Dan plans to have the students work on an journal activity in response to the mural after the discussion at the mural. The students will also be took part in two 30 minute gallery programs focused on either Ice Harvesting, Granite Quarrying, Logging & Lumbering, and a guided tour of the Made in Maine exhibit (19th century work and life in Maine with a focus on textile productions and waterpower).

The mural provides first hand knowledge from an artists’ perspective of so much history – granite quarrying, textile industry, child labor, and wood industry all included images in the mural. It provides the opportunity for the educators – museum and school – to reinforce student learning.

If you’d like to learn more about the museum programs please contact Joanna Torow. If you’d like to learn more about the unit that is underway please contact Dan Holman. Thank you to both for providing information for this blog post and the opportunity to be at the museum during the presentation.
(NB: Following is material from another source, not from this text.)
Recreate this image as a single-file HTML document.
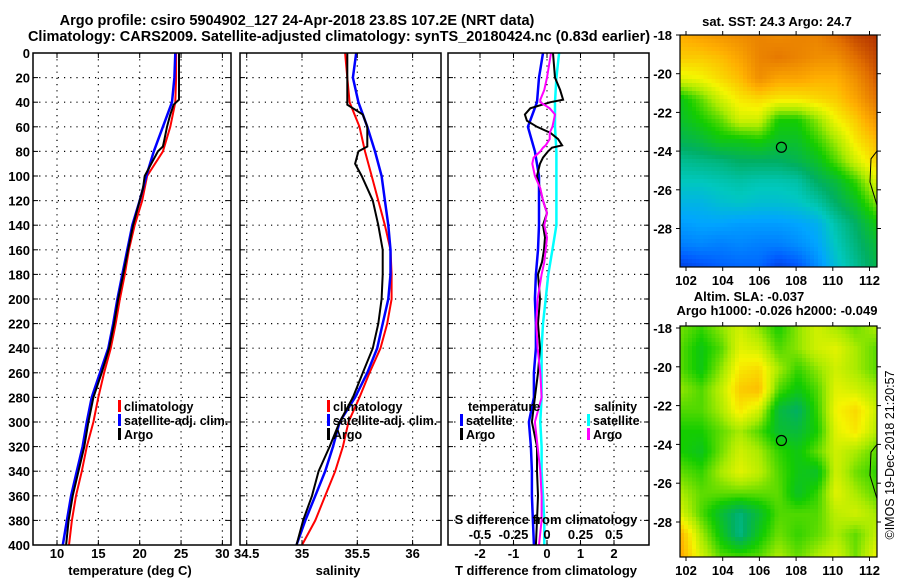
<!DOCTYPE html>
<html><head><meta charset="utf-8"><style>
body{margin:0;background:#fff;width:900px;height:580px;overflow:hidden;position:relative;font-family:"Liberation Sans",sans-serif}
svg{position:absolute;left:0;top:0}
text{font-family:"Liberation Sans",sans-serif;font-weight:bold;font-size:13px;fill:#000}
canvas{position:absolute;image-rendering:pixelated}
</style></head><body>
<canvas id="sstCanvas" style="left:680px;top:35px;width:197px;height:232px" width="50" height="58"></canvas>
<canvas id="slaCanvas" style="left:680px;top:326px;width:197px;height:231px" width="50" height="58"></canvas>
<svg id="s" width="900" height="580"></svg>
<script>
// ---- data ----
const depths=[0,20,40,60,80,100,120,140,160,180,200,220,240,260,280,300,320,340,360,380,400];
const tempClim=[24.4,24.4,24.3,23.7,22.8,20.9,20.3,19.4,18.7,18.2,17.6,17.1,16.5,15.7,15.0,14.4,13.6,13.0,12.3,11.8,11.45];
const tempSat=[24.3,24.2,23.9,22.8,21.7,20.8,20.0,19.1,18.5,17.9,17.3,16.8,16.2,15.2,14.2,13.6,13.1,12.4,11.7,11.2,10.7];
const argoDepths=[0,20,38,42,50,60,70,76,80,90,100,110,120,140,160,180,200,220,240,260,280,300,320,340,360,380,400];
const tempArgo=[24.75,24.75,24.75,24.1,23.7,23.3,23.0,22.8,22.2,21.4,20.6,20.4,20.0,19.2,18.6,18.0,17.4,16.9,16.3,15.4,14.4,13.8,13.3,12.6,11.9,11.4,11.1];
const salClim=[35.39,35.41,35.43,35.52,35.57,35.63,35.69,35.75,35.80,35.81,35.81,35.77,35.71,35.61,35.52,35.42,35.37,35.30,35.21,35.12,35.0];
const salSat=[35.49,35.46,35.51,35.59,35.66,35.72,35.75,35.78,35.80,35.80,35.78,35.73,35.68,35.59,35.48,35.34,35.28,35.21,35.12,35.03,34.95];
const salArgo=[35.41,35.41,35.41,35.41,35.55,35.59,35.59,35.59,35.51,35.48,35.54,35.59,35.64,35.69,35.73,35.73,35.72,35.69,35.64,35.55,35.46,35.34,35.25,35.15,35.09,35.01,34.95];
const dTdepths=[0,20,30,38,40,45,50,55,60,65,70,75,77,80,85,90,100,110,120,130,140,150,160,170,180,200,220,240,260,280,300,320,340,360,380,400];
const dTArgo=[0.18,0.24,0.39,0.48,0.1,-0.5,-0.66,-0.6,-0.3,0.1,0.33,0.45,0.15,0.03,-0.12,-0.21,-0.3,-0.21,-0.12,0.0,-0.12,-0.06,-0.09,-0.15,-0.27,-0.21,-0.27,-0.21,-0.27,-0.36,-0.45,-0.3,-0.3,-0.27,-0.3,-0.33];
const dSArgo=[0.03,0.0,-0.02,-0.05,-0.05,0.02,0.06,0.05,0.04,0.02,0.02,-0.01,-0.03,-0.05,-0.1,-0.11,-0.09,-0.05,-0.03,0.0,-0.02,0.0,-0.01,-0.02,-0.04,-0.07,-0.08,-0.07,-0.05,-0.04,-0.09,-0.07,-0.05,-0.04,-0.04,-0.06];
const dTSat=[-0.12,-0.24,-0.3,-0.57,-0.36,-0.24,-0.24,-0.24,-0.27,-0.33,-0.36,-0.33,-0.33,-0.39,-0.39,-0.54,-0.48,-0.45,-0.45,-0.42,-0.39];
const dSSat=[0.09,0.07,0.06,0.06,0.07,0.07,0.07,0.07,0.04,0.01,-0.01,-0.03,-0.04,-0.04,-0.04,-0.05,-0.04,-0.04,-0.03,-0.02,-0.02];
const tempTicks=[10,15,20,25,30];
const salTicks=[34.5,35,35.5,36];
const dTTicks=[-2,-1,0,1,2];
const dSTicks=[-0.5,-0.25,0,0.25,0.5];
const dSTickLabels=["-0.5","-0.25","0","0.25","0.5"];
const depthTicks=[0,20,40,60,80,100,120,140,160,180,200,220,240,260,280,300,320,340,360,380,400];
const lonTicks=[102,104,106,108,110,112];
const latTicks=[-18,-20,-22,-24,-26,-28];
const argoLon=107.2, argoLat=-23.8;
const sstGrid=[
[.78,.8,.82,.84,.86,.85,.86,.86,.9,.95,.98],
[.74,.74,.76,.8,.86,.88,.86,.84,.84,.9,.95],
[.66,.68,.72,.76,.84,.8,.8,.78,.78,.84,.92],
[.48,.55,.64,.7,.72,.7,.7,.72,.74,.8,.88],
[.46,.5,.55,.64,.64,.5,.5,.58,.68,.74,.82],
[.42,.44,.48,.48,.5,.46,.46,.52,.6,.7,.76],
[.36,.37,.38,.4,.4,.4,.42,.46,.54,.64,.72],
[.32,.32,.33,.34,.33,.33,.34,.4,.44,.52,.64],
[.28,.28,.3,.31,.3,.3,.31,.34,.4,.46,.56],
[.24,.25,.25,.24,.24,.24,.25,.27,.34,.4,.48],
[.2,.21,.2,.21,.2,.2,.22,.25,.32,.38,.44],
[.12,.14,.16,.17,.17,.12,.15,.22,.3,.36,.42]];
const slaGrid=[
[.56,.52,.58,.64,.58,.5,.58,.64,.6,.56,.6],
[.54,.48,.54,.66,.64,.54,.58,.64,.66,.6,.55],
[.54,.48,.58,.7,.72,.6,.52,.58,.64,.6,.55],
[.58,.54,.62,.74,.76,.54,.48,.54,.66,.64,.6],
[.54,.54,.6,.7,.64,.44,.4,.52,.68,.72,.64],
[.5,.5,.55,.6,.54,.45,.44,.5,.66,.7,.62],
[.5,.47,.56,.64,.6,.52,.48,.55,.64,.6,.55],
[.55,.52,.6,.66,.62,.54,.48,.46,.64,.56,.52],
[.6,.55,.55,.55,.55,.55,.46,.52,.66,.6,.55],
[.64,.54,.45,.38,.45,.54,.54,.54,.62,.64,.6],
[.76,.6,.48,.37,.48,.56,.52,.55,.6,.55,.62],
[.78,.64,.54,.52,.54,.6,.55,.6,.64,.56,.66]];

// ---- scales ----
const Y=d=>53+d*1.23;
const xT=t=>57+(t-10)*8.27;
const xS=s=>302+(s-35)*110.6;
const xdT=t=>547+t*33.5;
const xdS=s=>547+s*134;
const xLon=l=>686+(l-102)*18.35;
const yLat1=l=>35+(-18-l)*19.35;
const yLat2=l=>328+(-18-l)*19.4;

const svg=document.getElementById('s');
const NS='http://www.w3.org/2000/svg';
function el(tag,attrs,parent){const e=document.createElementNS(NS,tag);for(const k in attrs)e.setAttribute(k,attrs[k]);(parent||svg).appendChild(e);return e;}
function txt(x,y,s,anchor,extra){const t=el('text',Object.assign({x:x,y:y,'text-anchor':anchor||'middle'},extra||{}));t.textContent=s;return t;}

const panels=[{x0:33,x1:231,name:'temperature-panel'},{x0:240,x1:441,name:'salinity-panel'},{x0:448,x1:649,name:'difference-panel'}];
const pTop=53,pBot=545;
function vgrid(x){const l=el('line',{x1:x,y1:pTop,x2:x,y2:pBot,stroke:'#000','stroke-width':1.2,'stroke-dasharray':'1.2,5'});}
tempTicks.forEach(t=>{if(xT(t)<231)vgrid(xT(t));});
salTicks.forEach(t=>{if(xS(t)>241)vgrid(xS(t));});
dTTicks.forEach(t=>vgrid(xdT(t)));
panels.forEach(p=>{
 depthTicks.forEach(d=>{if(d>0&&d<400){const l=el('line',{x1:p.x0,y1:Y(d),x2:p.x1,y2:Y(d),stroke:'#000','stroke-width':1.2,'stroke-dasharray':'1.2,5'});}
  el('line',{x1:p.x0,y1:Y(d),x2:p.x0+5,y2:Y(d),stroke:'#000'});el('line',{x1:p.x1-5,y1:Y(d),x2:p.x1,y2:Y(d),stroke:'#000'});});
});
function line(xs,ds,xf,color,w,name){
 const pts=xs.map((v,i)=>xf(v).toFixed(1)+','+Y(ds[i]).toFixed(1)).join(' ');
 const p=el('polyline',{points:pts,fill:'none',stroke:color,'stroke-width':w,'stroke-linejoin':'miter'});
 
}
line(tempClim,depths,xT,'#f00',2,'temp-climatology-line');
line(tempSat,depths,xT,'#00f',2.5,'temp-satellite-line');
line(tempArgo,argoDepths,xT,'#000',2,'temp-argo-line');
line(salClim,depths,xS,'#f00',2,'sal-climatology-line');
line(salSat,depths,xS,'#00f',2.5,'sal-satellite-line');
line(salArgo,argoDepths,xS,'#000',2,'sal-argo-line');
line(dSSat,depths,xdS,'#0ff',2.5,'sdiff-satellite-line');
line(dTSat,depths,xdT,'#00f',2.5,'tdiff-satellite-line');
line(dTArgo,dTdepths,xdT,'#000',2,'tdiff-argo-line');
line(dSArgo,dTdepths,xdS,'#f0f',2,'sdiff-argo-line');
panels.forEach(p=>{const r=el('rect',{x:p.x0,y:pTop,width:p.x1-p.x0,height:pBot-pTop,fill:'none',stroke:'#000','stroke-width':1.5});
 const xt=p.name==='temperature-panel'?tempTicks.map(xT):p.name==='salinity-panel'?salTicks.map(xS):dTTicks.map(xdT);
 xt.forEach(x=>{if(x>p.x0&&x<p.x1){el('line',{x1:x,y1:pBot,x2:x,y2:pBot-5,stroke:'#000'});el('line',{x1:x,y1:pTop,x2:x,y2:pTop+5,stroke:'#000'});}});
});
depthTicks.forEach(d=>{const t=txt(30,Y(d)+5,String(d),'end');});
tempTicks.forEach(v=>{const t=txt(xT(v),558,String(v));});
salTicks.forEach(v=>{const t=txt(xS(v),558,String(v));});
dTTicks.forEach(v=>{const t=txt(xdT(v),558,String(v));});
dSTicks.forEach((v,i)=>{const t=txt(xdS(v),539,dSTickLabels[i]);});
let t;
t=txt(130,575,'temperature (deg C)');
t=txt(338,575,'salinity');
t=txt(546,575,'T difference from climatology');
t=txt(546,524,'S difference from climatology');
t=txt(297,25,'Argo profile: csiro 5904902_127 24-Apr-2018 23.8S 107.2E (NRT data)',null,{style:'font-size:14.5px'});
t=txt(339,41,'Climatology: CARS2009. Satellite-adjusted climatology: synTS_20180424.nc (0.83d earlier)',null,{style:'font-size:14.5px'});
function leg(x,y,color,label,name){const m=el('rect',{x:x,y:y-11,width:3,height:12,fill:color});const tt=txt(x+6,y,label,'start',{style:'font-size:12.5px'});}
leg(118,411,'#f00','climatology','legend-climatology');
leg(118,425,'#00f','satellite-adj. clim.','legend-satellite-adj');
leg(118,439,'#000','Argo','legend-argo');
leg(327,411,'#f00','climatology','legend-climatology-sal');
leg(327,425,'#00f','satellite-adj. clim.','legend-satellite-adj-sal');
leg(327,439,'#000','Argo','legend-argo-sal');
t=txt(468,411,'temperature','start',{style:'font-size:12.5px'});
leg(460,425,'#00f','satellite','legend-tdiff-satellite');
leg(460,439,'#000','Argo','legend-tdiff-argo');
t=txt(594,411,'salinity','start',{style:'font-size:12.5px'});
leg(587,425,'#0ff','satellite','legend-sdiff-satellite');
leg(587,439,'#f0f','Argo','legend-sdiff-argo');

const stops=[[0,[0,0,150]],[.15,[0,90,255]],[.25,[0,165,255]],[.32,[0,200,190]],[.4,[0,175,100]],[.5,[20,205,0]],[.6,[170,235,0]],[.68,[245,245,0]],[.78,[255,175,0]],[.9,[225,110,0]],[1,[170,40,0]]];
function cmap(v){v=Math.max(0,Math.min(1,v));for(let i=1;i<stops.length;i++){if(v<=stops[i][0]){const a=stops[i-1],b=stops[i];const f=(v-a[0])/(b[0]-a[0]);return a[1].map((c,k)=>Math.round(c+(b[1][k]-c)*f));}}return stops[stops.length-1][1];}
function drawMap(id,grid){const c=document.getElementById(id);const ctx=c.getContext('2d');const W=c.width,H=c.height;const R=grid.length,C=grid[0].length;const img=ctx.createImageData(W,H);
 for(let y=0;y<H;y++)for(let x=0;x<W;x++){const gy=y/(H-1)*(R-1),gx=x/(W-1)*(C-1);const y0=Math.floor(gy),x0=Math.floor(gx),y1=Math.min(R-1,y0+1),x1=Math.min(C-1,x0+1);const fy=gy-y0,fx=gx-x0;
  const v=grid[y0][x0]*(1-fx)*(1-fy)+grid[y0][x1]*fx*(1-fy)+grid[y1][x0]*(1-fx)*fy+grid[y1][x1]*fx*fy;const col=cmap(v);const i=(y*W+x)*4;img.data[i]=col[0];img.data[i+1]=col[1];img.data[i+2]=col[2];img.data[i+3]=255;}
 ctx.putImageData(img,0,0);}
drawMap('sstCanvas',sstGrid);drawMap('slaCanvas',slaGrid);

function mapFrame(y0,y1,yLat,name){
 const r=el('rect',{x:680,y:y0,width:197,height:y1-y0,fill:'none',stroke:'#000','stroke-width':1.2});
 lonTicks.forEach(l=>{const x=xLon(l);el('line',{x1:x,y1:y0,x2:x,y2:y0-4,stroke:'#000'});el('line',{x1:x,y1:y1,x2:x,y2:y1+4,stroke:'#000'});const tt=txt(x,y1+18,String(l));});
 latTicks.forEach(l=>{const y=yLat(l);el('line',{x1:676,y1:y,x2:680,y2:y,stroke:'#000'});el('line',{x1:877,y1:y,x2:881,y2:y,stroke:'#000'});const tt=txt(672,y+5,String(l),'end');});
 const c=el('circle',{cx:xLon(argoLon),cy:yLat(argoLat),r:5,fill:'none',stroke:'#000','stroke-width':1.2});
 const co=el('polyline',{points:`877,${yLat(-24)} 871,${yLat(-24.4)} 870,${yLat(-25.6)} 877,${yLat(-26.8)}`,fill:'none',stroke:'#000','stroke-width':1});
}
mapFrame(35,267,yLat1,'sst-map');
mapFrame(326,557,yLat2,'sla-map');
t=txt(777,26,'sat. SST: 24.3 Argo: 24.7');
t=txt(749,301,'Altim. SLA: -0.037');
t=txt(777,315,'Argo h1000: -0.026 h2000: -0.049');
t=txt(0,0,'©IMOS 19-Dec-2018 21:20:57',null,{transform:'translate(894,455) rotate(-90)',style:'font-weight:normal;font-size:12.5px'});
</script>
</body></html>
The Maine Arts Commission Ticket to Ride program provides funding to defray the cost of travel for Maine schools wishing to visit Maine arts based venues and events as part of a well-rounded curriculum. The goals of the trip should support student learning and be aligned with the Maine Learning Results Visual and/or Performing Arts standards. Any PK-12 school in Maine with a documented free and reduced lunch student population between 30 and 49 percent is eligible to receive support of up to $300 each school year. Any PK-12 school in Maine with a documented free and reduced lunch student population of 50 percent or greater is eligible to receive support of up to $500 each school year. Applications are accepted throughout the year and funding will be made available approximately one month after they are submitted. Schools may apply more than once a year as long as they are applying to attend a different event, bringing a different student population or have not expended their eligible amount.